Data records:

******************************

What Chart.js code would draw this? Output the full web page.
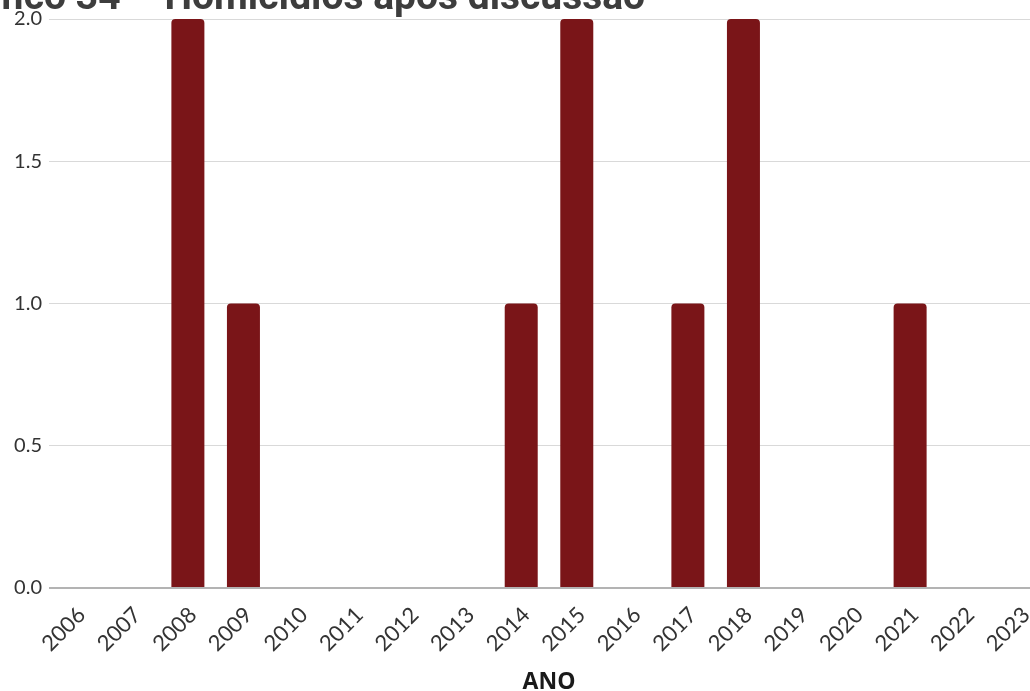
<!DOCTYPE html>
<html>
<head>
<meta charset="utf-8">
<script src="https://cdn.jsdelivr.net/npm/chart.js@4.4.1/dist/chart.umd.min.js"></script>
<style>
  html, body { margin: 0; padding: 0; background: #ffffff; width: 1030px; height: 691px; overflow: hidden; }
  #wrap { position: absolute; left: 0; top: 0; width: 1050px; height: 691px; }
  #title { position: absolute; top: -23px; left: -56px; white-space: nowrap; margin: 0;
           font-family: Roboto, "Liberation Sans", sans-serif; font-weight: 700; font-size: 39px;
           line-height: 39px; color: #3d3d3d; letter-spacing: 0; z-index: 2; }
</style>
</head>
<body>
<h1 id="title"><span id="hidden">Grá</span>fico 34 – Homicídios após discussão</h1>
<div id="wrap"><canvas id="c"></canvas></div>
<script>
const anos = ['2006','2007','2008','2009','2010','2011','2012','2013','2014','2015','2016','2017','2018','2019','2020','2021','2022','2023'];
const homicidios = [0, 0, 2, 1, 0, 0, 0, 0, 1, 2, 0, 1, 2, 0, 0, 1, 0, 0];
const yTicks = [0, 0.5, 1.0, 1.5, 2.0];
const tituloEixoX = 'ANO';

// align the clipped title so that "fico" starts at the left edge
const t = document.getElementById('title');
t.style.left = (-document.getElementById('hidden').getBoundingClientRect().width) + 'px';

new Chart(document.getElementById('c'), {
  type: 'bar',
  data: {
    labels: anos,
    datasets: [{
      data: homicidios,
      backgroundColor: '#7a1518',
      borderWidth: 0,
      borderRadius: { topLeft: 4, topRight: 4, bottomLeft: 0, bottomRight: 0 },
      borderSkipped: 'start',
      categoryPercentage: 1.0,
      barPercentage: 0.594
    }]
  },
  options: {
    responsive: true,
    maintainAspectRatio: false,
    animation: false,
    layout: { padding: { top: 18, right: 1, bottom: 0, left: 0 } },
    plugins: { legend: { display: false }, tooltip: { enabled: false }, title: { display: false } },
    scales: {
      x: {
        grid: { display: false, drawTicks: false },
        border: { display: false },
        ticks: {
          color: '#333333', font: { family: 'Lato, "Open Sans", sans-serif', size: 22 },
          maxRotation: 45, minRotation: 45, padding: 14, labelOffset: 5, autoSkip: false
        },
        title: {
          display: true, text: tituloEixoX, color: '#1a1a1a',
          font: { family: '"Open Sans", Lato, sans-serif', size: 23, weight: '700', lineHeight: 1 },
          padding: { top: 0, bottom: -3 }
        },
        afterFit: (s) => { s.height = 103; s.paddingLeft = 0; s.paddingRight = 0; }
      },
      y: {
        min: 0, max: 2,
        afterBuildTicks: (s) => { s.ticks = yTicks.map(v => ({ value: v })); },
        grid: {
          drawTicks: false,
          color: (c) => c.tick && c.tick.value === 0 ? '#b3b3b3' : '#d9d9d9',
          lineWidth: (c) => c.tick && c.tick.value === 0 ? 2 : 1
        },
        border: { display: false },
        ticks: {
          color: '#333333', font: { family: 'Lato, "Open Sans", sans-serif', size: 20, weight: '400' },
          padding: 7,
          callback: (v) => Number(v).toFixed(1)
        },
        afterFit: (s) => { s.width = 49; }
      }
    }
  }
});
</script>
</body>
</html>
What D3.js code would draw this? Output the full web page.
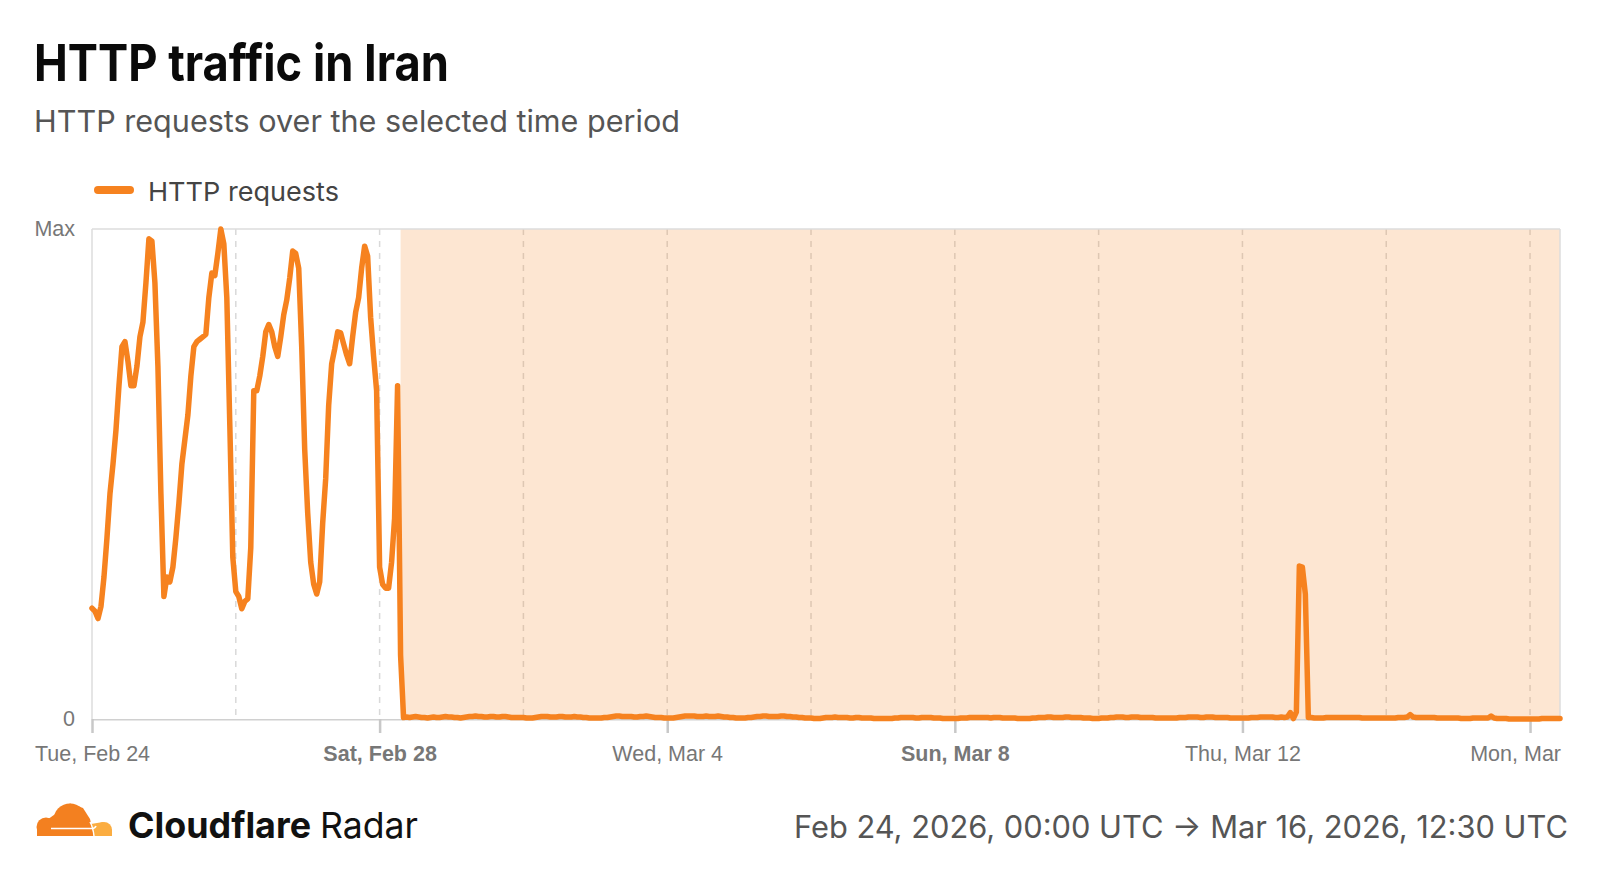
<!DOCTYPE html>
<html>
<head>
<meta charset="utf-8">
<script src="https://cdn.jsdelivr.net/npm/d3@7"></script>
<style>
html, body { margin: 0; padding: 0; background: #fff; }
svg { display: block; }
</style>
</head>
<body>
<svg id="chart" width="1600" height="878"></svg>
<script>
// ---------------- data ----------------
const chartTitle = "HTTP traffic in Iran";
const chartSubtitle = "HTTP requests over the selected time period";
const seriesName = "HTTP requests";
const dateRangeText = "Feb 24, 2026, 00:00 UTC \u2192 Mar 16, 2026, 12:30 UTC";
const brandBold = "Cloudflare";
const brandRegular = "Radar";

const rangeStart = "2026-02-24T00:00:00Z";
const rangeEnd = "2026-03-16T10:00:00Z";
const shutdownStart = "2026-02-28T07:00:00Z";

const yTickValues = [0, 100];
const yTickLabels = ["0", "Max"];

const xTickDates = ["2026-02-24", "2026-02-28", "2026-03-04", "2026-03-08", "2026-03-12", "2026-03-16"];
const xTickLabels = ["Tue, Feb 24", "Sat, Feb 28", "Wed, Mar 4", "Sun, Mar 8", "Thu, Mar 12", "Mon, Mar 16"];
const xTickBold = [false, true, false, true, false, false];
const gridDates = ["2026-02-26", "2026-02-28", "2026-03-02", "2026-03-04", "2026-03-06", "2026-03-08",
                   "2026-03-10", "2026-03-12", "2026-03-14", "2026-03-16"];

// hourly values (share of max), Feb 24 00:00 UTC .. Feb 28 23:00 UTC
const febRequests = [
  22.6, 22, 20.5, 23, 29, 37, 46, 52, 59, 68, 76, 77, 73, 68, 68, 72, 78, 81, 89, 98, 97.5, 89, 72, 46,
  25, 29, 28, 31, 37, 44, 52, 57, 62, 70, 76, 77, 77.5, 78, 78.5, 86, 91, 90.5, 95, 100, 97, 86, 60, 33,
  26, 25, 22.5, 24, 24.5, 35, 67, 67, 70, 74, 79, 80.5, 79, 76, 74, 78, 82.5, 85.5, 90, 95.5, 95, 92, 76, 55,
  42, 32, 27.5, 25.5, 28, 40, 49, 64, 72.5, 75.5, 79, 78.8, 76.5, 74.3, 72.5, 78, 83, 86, 92, 96.5, 94.5, 82, 74, 67,
  31, 27.5, 26.7, 26.7, 32, 41, 68, 13, 0.3, 0.4, 0.3, 0.4, 0.5, 0.4, 0.3, 0.3, 0.2, 0.3, 0.4, 0.3, 0.3, 0.4, 0.5, 0.4
];
// hourly values, Mar 1 00:00 UTC .. Mar 16 10:00 UTC
const marRequests = [
  0.4,0.3,0.3,0.2,0.3,0.4,0.5,0.5,0.6,0.5,0.5,0.4,0.4,0.5,0.5,0.4,0.4,0.5,0.5,0.4,0.3,0.3,0.3,0.3,
  0.3,0.2,0.2,0.2,0.3,0.4,0.5,0.5,0.5,0.4,0.4,0.4,0.5,0.5,0.4,0.4,0.4,0.5,0.4,0.4,0.3,0.3,0.2,0.2,
  0.2,0.2,0.2,0.3,0.3,0.4,0.5,0.6,0.6,0.5,0.5,0.5,0.5,0.4,0.4,0.5,0.5,0.6,0.5,0.4,0.3,0.3,0.3,0.2,
  0.2,0.2,0.2,0.3,0.4,0.5,0.6,0.6,0.6,0.6,0.5,0.5,0.5,0.6,0.5,0.5,0.5,0.6,0.5,0.4,0.4,0.3,0.3,0.2,
  0.2,0.2,0.2,0.3,0.3,0.4,0.5,0.5,0.6,0.6,0.5,0.5,0.5,0.5,0.6,0.6,0.5,0.5,0.4,0.4,0.3,0.3,0.2,0.2,
  0.2,0.1,0.1,0.1,0.2,0.3,0.3,0.3,0.4,0.3,0.3,0.3,0.3,0.2,0.2,0.3,0.3,0.2,0.2,0.2,0.2,0.1,0.1,0.1,
  0.1,0.1,0.1,0.1,0.2,0.2,0.3,0.3,0.3,0.3,0.3,0.2,0.2,0.3,0.3,0.3,0.3,0.2,0.2,0.2,0.1,0.1,0.1,0.1,
  0.1,0.1,0.2,0.2,0.2,0.3,0.3,0.3,0.3,0.3,0.3,0.3,0.2,0.3,0.3,0.3,0.2,0.2,0.2,0.2,0.2,0.1,0.1,0.1,
  0.1,0.1,0.2,0.2,0.3,0.3,0.3,0.4,0.4,0.3,0.3,0.3,0.3,0.4,0.4,0.3,0.3,0.3,0.3,0.2,0.2,0.2,0.1,0.1,
  0.1,0.2,0.2,0.2,0.3,0.3,0.4,0.4,0.4,0.3,0.3,0.4,0.4,0.4,0.3,0.3,0.3,0.3,0.3,0.2,0.2,0.2,0.2,0.2,
  0.2,0.2,0.2,0.3,0.3,0.3,0.4,0.4,0.4,0.4,0.3,0.3,0.4,0.4,0.4,0.3,0.3,0.3,0.3,0.3,0.2,0.2,0.2,0.2,
  0.2,0.2,0.2,0.3,0.3,0.3,0.4,0.4,0.4,0.4,0.4,0.3,0.3,0.4,0.3,0.4,1.3,0.1,1.4,31.2,31,25.5,0.3,0.3,
  0.2,0.2,0.2,0.2,0.3,0.3,0.3,0.3,0.3,0.3,0.3,0.3,0.3,0.3,0.3,0.3,0.2,0.2,0.2,0.2,0.2,0.2,0.2,0.2,
  0.2,0.2,0.2,0.2,0.3,0.3,0.3,0.4,0.9,0.4,0.3,0.3,0.3,0.3,0.3,0.3,0.3,0.2,0.2,0.2,0.2,0.2,0.2,0.2,
  0.2,0.1,0.1,0.1,0.1,0.2,0.2,0.2,0.2,0.2,0.2,0.6,0.2,0.1,0.1,0.1,0.1,0.0,0.0,0.0,0.0,0.0,0.0,0.0,
  0.0,0.0,0.0,0.0,0.1,0.1,0.1,0.1,0.1,0.1,0.1
];

// ---------------- layout ----------------
const plot = { left: 92, right: 1560, top: 229, bottom: 719 };
const orange = "#f6821f";
const svg = d3.select("#chart");

const t0 = new Date(rangeStart);
const series = febRequests.concat(marRequests).map((v, i) => ({ t: new Date(+t0 + i * 3600e3), v }));

const x = d3.scaleUtc().domain([new Date(rangeStart), new Date(rangeEnd)]).range([plot.left, plot.right]);
const y = d3.scaleLinear().domain([0, 100]).range([plot.bottom, plot.top]);

// title & subtitle
svg.append("text").attr("x", 34).attr("y", 81)
  .attr("font-family", "Inter, 'Noto Sans', sans-serif").attr("font-weight", 700)
  .attr("font-size", 51).attr("fill", "#0a0a0a")
  .attr("textLength", 415).attr("lengthAdjust", "spacingAndGlyphs")
  .text(chartTitle);
svg.append("text").attr("x", 34).attr("y", 132)
  .attr("font-family", "Inter, 'Noto Sans', sans-serif").attr("font-weight", 400)
  .attr("font-size", 30).attr("fill", "#555")
  .attr("textLength", 646).attr("lengthAdjust", "spacingAndGlyphs")
  .text(chartSubtitle);

// legend
svg.append("line").attr("x1", 98).attr("x2", 130).attr("y1", 190).attr("y2", 190)
  .attr("stroke", orange).attr("stroke-width", 8).attr("stroke-linecap", "round");
svg.append("text").attr("x", 148).attr("y", 201)
  .attr("font-family", "Inter, 'Noto Sans', sans-serif").attr("font-size", 26).attr("fill", "#444")
  .attr("textLength", 191).attr("lengthAdjust", "spacingAndGlyphs")
  .text(seriesName);

// gridlines
svg.append("g").selectAll("line").data(gridDates).join("line")
  .attr("x1", d => x(new Date(d + "T00:00:00Z"))).attr("x2", d => x(new Date(d + "T00:00:00Z")))
  .attr("y1", plot.top).attr("y2", plot.bottom)
  .attr("stroke", "#d9d9d9").attr("stroke-width", 1.5).attr("stroke-dasharray", "6,6");

// shutdown shading
svg.append("rect")
  .attr("x", x(new Date(shutdownStart))).attr("y", plot.top)
  .attr("width", plot.right - x(new Date(shutdownStart))).attr("height", plot.bottom - plot.top)
  .attr("fill", orange).attr("fill-opacity", 0.2);

// frame
const frame = svg.append("g").attr("stroke", "#dcdcdc").attr("stroke-width", 1.5);
frame.append("line").attr("x1", plot.left).attr("x2", plot.right).attr("y1", plot.top).attr("y2", plot.top);
frame.append("line").attr("x1", plot.left).attr("x2", plot.left).attr("y1", plot.top).attr("y2", plot.bottom);
frame.append("line").attr("x1", plot.right).attr("x2", plot.right).attr("y1", plot.top).attr("y2", plot.bottom);

// x axis
svg.append("clipPath").attr("id", "axclip").append("rect")
  .attr("x", 0).attr("y", 0).attr("width", 1562).attr("height", 878);
const xAxis = d3.axisBottom(x)
  .tickValues(xTickDates.map(d => new Date(d + "T00:00:00Z")))
  .tickFormat((d, i) => xTickLabels[i])
  .tickSize(14).tickSizeOuter(0);
const gx = svg.append("g").attr("transform", `translate(0,${plot.bottom})`)
  .attr("clip-path", "url(#axclip)").call(xAxis);
gx.select(".domain").attr("stroke", "#d0d0d0").attr("stroke-width", 2);
gx.selectAll(".tick line").attr("stroke", "#c8c8c8").attr("stroke-width", 2.5);
gx.selectAll(".tick text")
  .attr("y", 42).attr("dy", null)
  .attr("font-family", "'Liberation Sans', Arial, sans-serif").attr("font-size", 21.5)
  .attr("fill", "#777")
  .attr("font-weight", (d, i) => xTickBold[i] ? 700 : 400);

// y axis labels
const yAxis = d3.axisLeft(y).tickValues(yTickValues)
  .tickFormat((d, i) => yTickLabels[i]).tickSize(0).tickPadding(17);
const gy = svg.append("g").attr("transform", `translate(${plot.left},0)`).call(yAxis);
gy.select(".domain").remove();
gy.selectAll(".tick text")
  .attr("font-family", "'Liberation Sans', Arial, sans-serif").attr("font-size", 21.5)
  .attr("fill", "#777").attr("dy", "0.3em");

// series line
const line = d3.line().x(d => x(d.t)).y(d => y(d.v));
svg.append("path").datum(series).attr("d", line)
  .attr("fill", "none").attr("stroke", orange).attr("stroke-width", 5.5)
  .attr("stroke-linejoin", "round").attr("stroke-linecap", "round");

// footer: logo
const logo = svg.append("g").attr("transform", "translate(33,803)");
const clipLogo = svg.append("clipPath").attr("id", "logoclip");
clipLogo.append("rect").attr("x", -5).attr("y", -5).attr("width", 100).attr("height", 38);
const lg = logo.append("g").attr("clip-path", "url(#logoclip)");
const mainCloud = lg.append("g").attr("fill", "#f38020");
mainCloud.append("circle").attr("cx", 13).attr("cy", 24).attr("r", 9.5);
mainCloud.append("circle").attr("cx", 37).attr("cy", 17).attr("r", 16.5);
mainCloud.append("path").attr("d", "M37,0.5 L50,5 L57,16 L61,33 L4,33 L4,24 Z");
const smallCloud = lg.append("g").attr("fill", "#fbad41");
smallCloud.append("circle").attr("cx", 71).attr("cy", 27).attr("r", 8);
smallCloud.append("path").attr("d", "M58,21 L70,19 L79,27 L79,33 L61,33 Z");
lg.append("path").attr("d", "M18,25.5 L59,25.5 Q62,25.5 63,23").attr("fill", "none")
  .attr("stroke", "#fff").attr("stroke-width", 1.6);
lg.append("path").attr("d", "M61,33 Q60,24 57,19").attr("fill", "none")
  .attr("stroke", "#fff").attr("stroke-width", 1.4);

// footer: brand text
svg.append("text").attr("x", 128).attr("y", 838)
  .attr("font-family", "Inter, 'Noto Sans', sans-serif").attr("font-weight", 700)
  .attr("font-size", 36).attr("fill", "#111")
  .attr("textLength", 183).attr("lengthAdjust", "spacingAndGlyphs")
  .text(brandBold);
svg.append("text").attr("x", 320).attr("y", 838)
  .attr("font-family", "Inter, 'Noto Sans', sans-serif").attr("font-weight", 400)
  .attr("font-size", 36).attr("fill", "#111")
  .attr("textLength", 98).attr("lengthAdjust", "spacingAndGlyphs")
  .text(brandRegular);

// footer: date range
svg.append("text").attr("x", 1568).attr("y", 838).attr("text-anchor", "end")
  .attr("font-family", "Inter, 'Noto Sans', sans-serif").attr("font-weight", 400)
  .attr("font-size", 31).attr("fill", "#555")
  .attr("textLength", 774).attr("lengthAdjust", "spacingAndGlyphs")
  .text(dateRangeText);
</script>
</body>
</html>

******************************

**CHALLENGE**
Select every line in the records above that contains the word "this".

**TASK ANSWER**
What Chart.js code would draw this? Output the full web page.
What D3.js code would draw this? Output the full web page.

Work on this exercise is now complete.